Governor-General Dame Patsy Reddy was showered with praise as she was welcomed to the upper marae at Waitangi with a pōwhiri on Thursday.
In her speech from the paepae, Dame Patsy reflected on how it was her fifth visit to Waitangi, the fourth with a pōwhiri, which she described as "stirring".
Dame Patsy thanked Ngāpuhi leader and activist Titewhai Harawira for being so welcoming to her and for keeping her word that they would one day sit together on the paepae.
The Governor-General talked about what Waitangi means to her by reflecting on the words of Lord Cobham in 1962, who described the Treaty Grounds as "hallowed ground".
"It is one of the few places upon this earth where good sense once prevailed over passion and prejudice," he said. "It brought together two fine races who settled down together to achieve full nationhood for a young and undeveloped country, under the Queen's peace and law."
Dame Patsy said: "We walk in the footsteps of people who signed a sacred pact in good faith."
She also mentioned former Governor-General Lord Bledisloe, who in 1932, purchased the Waitangi estate and gave it to the nation as a permanent reminder of New Zealand's founding agreement.
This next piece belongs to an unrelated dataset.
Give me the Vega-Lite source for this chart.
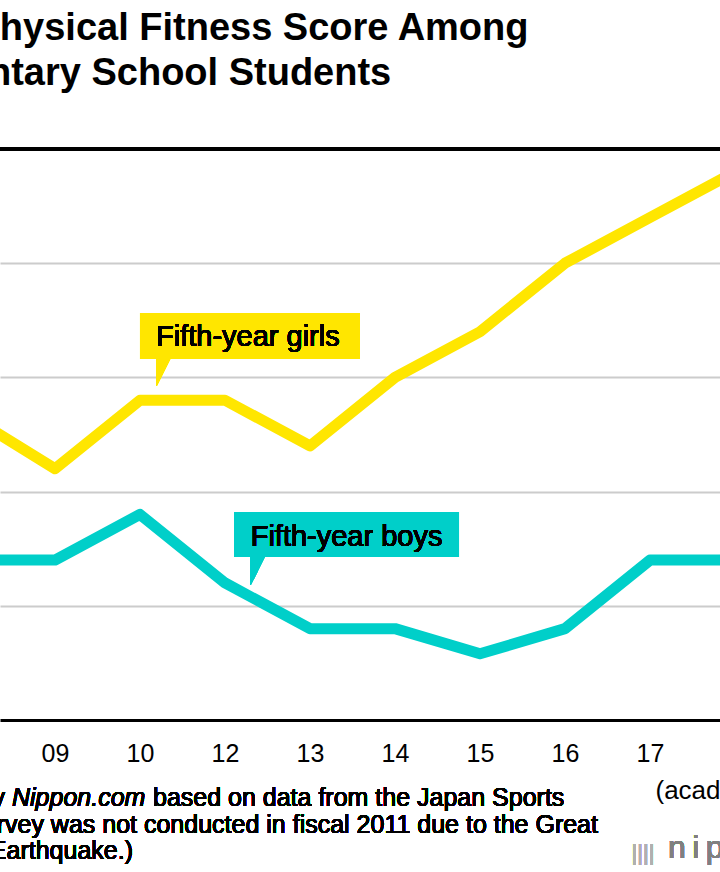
{
  "$schema": "https://vega.github.io/schema/vega-lite/v6.json",
  "width": 720,
  "height": 571,
  "autosize": "none",
  "padding": {"left": 0, "top": 149, "right": 0, "bottom": 152},
  "background": "white",
  "config": {
    "view": {"stroke": null},
    "font": "Liberation Sans",
    "text": {"font": "Liberation Sans"}
  },
  "title": {
    "text": ["Total Physical Fitness Score Among", "Elementary School Students"],
    "anchor": "start",
    "frame": "group",
    "dx": -124,
    "fontSize": 38,
    "fontWeight": "bold",
    "font": "Liberation Sans",
    "color": "#000000",
    "lineHeight": 45,
    "baseline": "bottom",
    "offset": 17
  },
  "datasets": {
    "scores": [
      {"year": "08", "idx": 0, "group": "girls", "score": 54.83},
      {"year": "09", "idx": 1, "group": "girls", "score": 54.60},
      {"year": "10", "idx": 2, "group": "girls", "score": 54.90},
      {"year": "12", "idx": 3, "group": "girls", "score": 54.90},
      {"year": "13", "idx": 4, "group": "girls", "score": 54.70},
      {"year": "14", "idx": 5, "group": "girls", "score": 55.00},
      {"year": "15", "idx": 6, "group": "girls", "score": 55.20},
      {"year": "16", "idx": 7, "group": "girls", "score": 55.50},
      {"year": "17", "idx": 8, "group": "girls", "score": 55.70},
      {"year": "18", "idx": 9, "group": "girls", "score": 55.90},
      {"year": "08", "idx": 0, "group": "boys", "score": 54.20},
      {"year": "09", "idx": 1, "group": "boys", "score": 54.20},
      {"year": "10", "idx": 2, "group": "boys", "score": 54.40},
      {"year": "12", "idx": 3, "group": "boys", "score": 54.10},
      {"year": "13", "idx": 4, "group": "boys", "score": 53.90},
      {"year": "14", "idx": 5, "group": "boys", "score": 53.90},
      {"year": "15", "idx": 6, "group": "boys", "score": 53.79},
      {"year": "16", "idx": 7, "group": "boys", "score": 53.90},
      {"year": "17", "idx": 8, "group": "boys", "score": 54.20},
      {"year": "18", "idx": 9, "group": "boys", "score": 54.20}
    ]
  },
  "data": {"name": "scores"},
  "encoding": {
    "x": {
      "field": "idx",
      "type": "quantitative",
      "scale": {"domain": [0.353, 8.8235], "nice": false, "zero": false},
      "axis": {
        "values": [0, 1, 2, 3, 4, 5, 6, 7, 8, 9],
        "labelExpr": "['08','09','10','12','13','14','15','16','17','18'][datum.value]",
        "grid": false,
        "ticks": false,
        "tickSize": 0,
        "domain": true,
        "domainColor": "#000000",
        "domainWidth": 3,
        "labelFont": "Liberation Sans",
        "labelFontSize": 25,
        "labelColor": "#000000",
        "labelBaseline": "alphabetic",
        "labelPadding": 41,
        "labelFlush": false,
        "labelOverlap": false,
        "title": "(academic year)",
        "titleFont": "Liberation Sans",
        "titleFontSize": 26,
        "titleFontWeight": "normal",
        "titleColor": "#000000",
        "titleAnchor": "start",
        "titleAlign": "left",
        "titleBaseline": "alphabetic",
        "titleX": 655,
        "titleY": 78
      }
    },
    "y": {
      "field": "score",
      "type": "quantitative",
      "scale": {"domain": [53.5, 56], "nice": false, "zero": false},
      "axis": {
        "values": [54, 54.5, 55, 55.5],
        "grid": true,
        "gridColor": "#cccccc",
        "gridWidth": 2,
        "labels": false,
        "ticks": false,
        "domain": false,
        "title": null
      }
    }
  },
  "layer": [
    {
      "mark": {"type": "rule", "stroke": "#000000", "strokeWidth": 3},
      "encoding": {"y": {"datum": 56}, "x": {"datum": 0.353}, "x2": {"datum": 8.8235}}
    },
    {
      "mark": {"type": "line", "strokeWidth": 11, "strokeJoin": "round", "clip": true},
      "encoding": {
        "color": {
          "field": "group",
          "type": "nominal",
          "scale": {"domain": ["girls", "boys"], "range": ["#FFE600", "#00CFC9"]},
          "legend": null
        }
      }
    },
    {
      "mark": {"type": "rect", "fill": "#FFE600", "strokeWidth": 0},
      "encoding": {"x": {"datum": 2.0}, "x2": {"datum": 4.588}, "y": {"datum": 55.282}, "y2": {"datum": 55.081}}
    },
    {
      "mark": {"type": "point", "shape": "M0,-1L1,-1L0,1Z", "size": 729, "filled": true, "opacity": 1, "fill": "#FFE600", "strokeWidth": 0},
      "encoding": {"x": {"datum": 2.196}, "y": {"datum": 55.0215}}
    },
    {
      "mark": {"type": "text", "align": "left", "baseline": "alphabetic", "fontSize": 29, "fill": "#000000", "strokeWidth": 0, "font": "Liberation Sans", "fontWeight": "normal"},
      "encoding": {"x": {"datum": 2.188}, "y": {"datum": 55.1375}, "text": {"value": "Fifth-year girls"}}
    },
    {
      "mark": {"type": "rect", "fill": "#00CFC9", "strokeWidth": 0},
      "encoding": {"x": {"datum": 3.106}, "x2": {"datum": 5.753}, "y": {"datum": 54.411}, "y2": {"datum": 54.214}}
    },
    {
      "mark": {"type": "point", "shape": "M0,-1L1,-1L0,1Z", "size": 784, "filled": true, "opacity": 1, "fill": "#00CFC9", "strokeWidth": 0},
      "encoding": {"x": {"datum": 3.302}, "y": {"datum": 54.152}}
    },
    {
      "mark": {"type": "text", "align": "left", "baseline": "alphabetic", "fontSize": 29, "fill": "#000000", "strokeWidth": 0, "font": "Liberation Sans", "fontWeight": "normal"},
      "encoding": {"x": {"datum": 3.302}, "y": {"datum": 54.262}, "text": {"value": "Fifth-year boys"}}
    },
    {
      "mark": {"type": "text", "align": "right", "baseline": "alphabetic", "fontSize": 25, "fill": "#000000", "strokeWidth": 0, "font": "Liberation Sans", "fontWeight": "normal"},
      "encoding": {"x": {"datum": 0.4118}, "y": {"datum": 53.1235}, "text": {"value": "Created by"}}
    },
    {
      "mark": {"type": "text", "align": "left", "baseline": "alphabetic", "fontSize": 25, "fontStyle": "italic", "fill": "#000000", "strokeWidth": 0, "font": "Liberation Sans", "fontWeight": "normal"},
      "encoding": {"x": {"datum": 0.4941}, "y": {"datum": 53.1235}, "text": {"value": "Nippon.com"}}
    },
    {
      "mark": {"type": "text", "align": "left", "baseline": "alphabetic", "fontSize": 25, "fill": "#000000", "strokeWidth": 0, "font": "Liberation Sans", "fontWeight": "normal"},
      "encoding": {"x": {"datum": 2.1529}, "y": {"datum": 53.1235}, "text": {"value": "based on data from the Japan Sports"}}
    },
    {
      "mark": {"type": "text", "align": "right", "baseline": "alphabetic", "fontSize": 25, "fill": "#000000", "strokeWidth": 0, "font": "Liberation Sans", "fontWeight": "normal"},
      "encoding": {"x": {"datum": 7.388}, "y": {"datum": 53.0053}, "text": {"value": "Agency. (The survey was not conducted in fiscal 2011 due to the Great"}}
    },
    {
      "mark": {"type": "text", "align": "right", "baseline": "alphabetic", "fontSize": 25, "fill": "#000000", "strokeWidth": 0, "font": "Liberation Sans", "fontWeight": "normal"},
      "encoding": {"x": {"datum": 1.9176}, "y": {"datum": 52.8915}, "text": {"value": "East Japan Earthquake.)"}}
    },
    {
      "mark": {"type": "text", "align": "center", "baseline": "alphabetic", "fontSize": 22, "fill": "#b0b0b0", "strokeWidth": 0, "font": "Liberation Sans", "fontWeight": "normal"},
      "encoding": {"x": {"datum": 7.918}, "y": {"datum": 52.887}, "text": {"value": "||||"}}
    },
    {
      "mark": {"type": "text", "align": "left", "baseline": "alphabetic", "fontSize": 32, "fill": "#808080", "strokeWidth": 0, "font": "Liberation Sans", "fontWeight": "normal"},
      "encoding": {"x": {"datum": 8.212}, "y": {"datum": 52.896}, "text": {"value": "n\u2009i\u2009p\u2009p\u2009o\u2009n\u2009.\u2009c\u2009o\u2009m"}}
    }
  ]
}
The gifting was celebrated with a hui on February 6, 1934, attended by some 10,000 people.
On that day, the foundation stone was laid for the Whare Runanga, the official name of the upper marae, where politicians have gathered since 2017 after tensions built up over political presence at the lower marae.
Dame Patsy, who is learning Māori, said she listened to the concerns raised by Ngāpuhi representatives, including hardship and climate change anxieties.
"I hear you," she said.
She told reporters on the topic of colonisation: "While a lot of ground has been covered - the recent sovereignty fund - there is still a long way to go in recognising the independent aspirations and histories. So I'm saying yes I hear that. It's not something I can solve but I have been listening to those conversations and I will continue to do so."
Dame Patsy also said she was pleased that Kiwi kids will be learning about New Zealand history in schools, the details of which were outlined by Education Minister Chris Hipkins on Wednesday.
The Governor-General's speech was well received by Te Waihoroi Shortland, a Ngāpuhi representative of Ngati Hine, who told Dame Patsy she will "always be part of the history" of Waitangi.
He said she had a good understanding of nationhood, highlighting how the Governor-General encourages people to visit Waitangi at least once to learn about the history.
"You've personified it, you've walked it, and every opportunity you have raised what nationhood means to us all," he said. "You have woven five years of legacy into the fabric of Waitangi Day."
The Governor-General smiled as she talked about how she had to replant a tree on the Treaty Grounds on Thursday after one she previously planted was knocked over by a contractor.
"I was very proud of it but I understand there was a small accident relatively recently and it got run over," she told reporters. "I'm so thrilled it got run over before I finished my term so I get to plant a new one."
The Governor-General is the Queen's representative in New Zealand.